02/09/2025
Have you read a book that walks into your hands the way a memory drifts into your mind on a sleepless night? Steinbeck’s Once There Was a War is one of those books. It reads less like history and more like an overheard confession, the kind soldiers might make when the night is too long and the silence is unbearable.
The book is not a grand declaration of war’s glory or horror, but a collection of dispatches: small stories that, like pebbles, fill your pocket until you feel the weight of the whole world dragging you down. Each fragment feels alive, urgent, as though Steinbeck wrote with his pen pressed against the pulse of the men he met.
Steinbeck himself went to the war not as a soldier, but as a correspondent. That distance, and his instinct for human detail, make the writing unique. He did not chase explosions or strategy. He listened, he noticed. He carried back to us the overlooked, men making coffee, waiting for mail, patching their boots, or trying to laugh through the ache of longing.
What struck me most is how Steinbeck refuses to romanticize. His prose has no polish of propaganda, no cheap sheen of heroism. He writes about boredom and absurdity as much as bravery. One moment you are reading about men joking around a table, and the next you feel the undertow of grief, because you know some of them will not live to joke tomorrow.
The title itself: Once There Was a War, feels like a lullaby gone bitter. It suggests that what we are reading is already past, but Steinbeck never lets us forget that while wars end, their shadows linger in people’s bones, in memory, in silence. He is not just telling us “there was a war,” but “once,” as though to remind us of the fairy-tale rhythm, the cruel irony of repetition.

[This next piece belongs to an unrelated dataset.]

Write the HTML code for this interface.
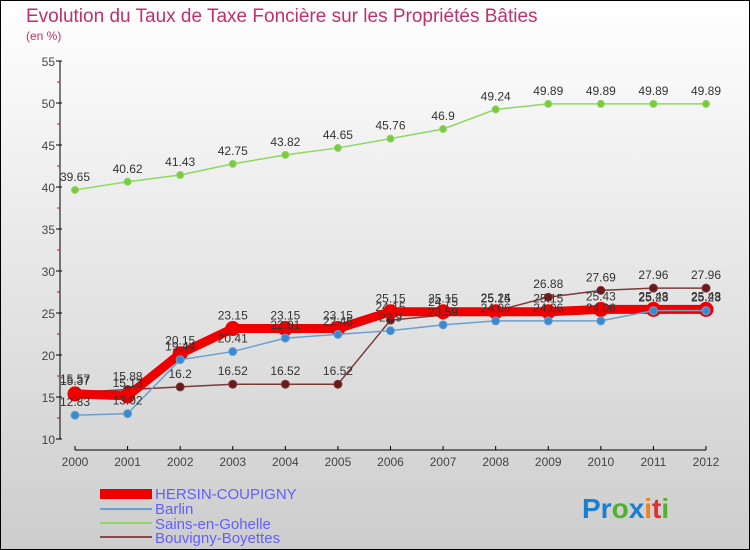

Reading these dispatches, I found myself remembering my grandfather’s stories, how he would sometimes fall quiet in the middle of a sentence, his eyes fixed on something I could not see. Steinbeck captures that same hesitancy, that refusal to give us a neat conclusion. War, for him, is not a single story. It is a thousand unfinished ones.
The humanity in the book rests in its smallest gestures. A soldier lending another his last cigarette. A nurse writing letters for the wounded. A cook stirring soup in a battered pot while artillery rumbles in the distance. Steinbeck knew that history is written not only by generals and treaties, but by ordinary people who endure the unbearable by doing the ordinary.
His writing also reveals his moral vision. He does not judge the men for their flaws: cowardice, cruelty, fear, but he notices them, and in noticing, honors them as human beings rather than faceless soldiers. War, in Steinbeck’s view, is less about ideology and more about endurance, about what happens to a man’s soul when he is thrown into chaos.
And yet, Steinbeck is not entirely without hope. He shows humor, resilience, the way men create pockets of life in the middle of destruction. A broken guitar strummed in a bunker can feel like a hymn. A letter from home becomes more powerful than any weapon. These glimpses remind us that even in the darkest hours, humanity flickers.
For readers today, the book does something quietly radical. It refuses the distance of time. Wars may have different names, but the emotions remain the same: the waiting, the dread, the fragile laughter. To read Steinbeck is to realize how close we always are to repeating history, and how fragile peace really is.
The prose itself has that characteristic Steinbeck simplicity: direct, uncluttered, but with currents running beneath. He does not tell us how to feel; he hands us the rawness and lets it ache in our hands. That restraint makes the sorrow sharper, the moments of kindness more luminous.
When I closed the book, I felt I had been entrusted with something, not knowledge in the academic sense, but fragments of memory, like someone pressing photographs into my palm and saying, “Keep these safe.” That is what Once There Was a War feels like: the safekeeping of lives, gestures, and voices that would otherwise vanish.
And so Steinbeck leaves us with the truth that war is never truly over. The guns may fall silent, but the stories remain lodged in us, shaping the way we look at a quiet street, a boy in uniform, a name on a list. War, he reminds us, is not only about what was destroyed, but about what survives, half-broken, trembling, human.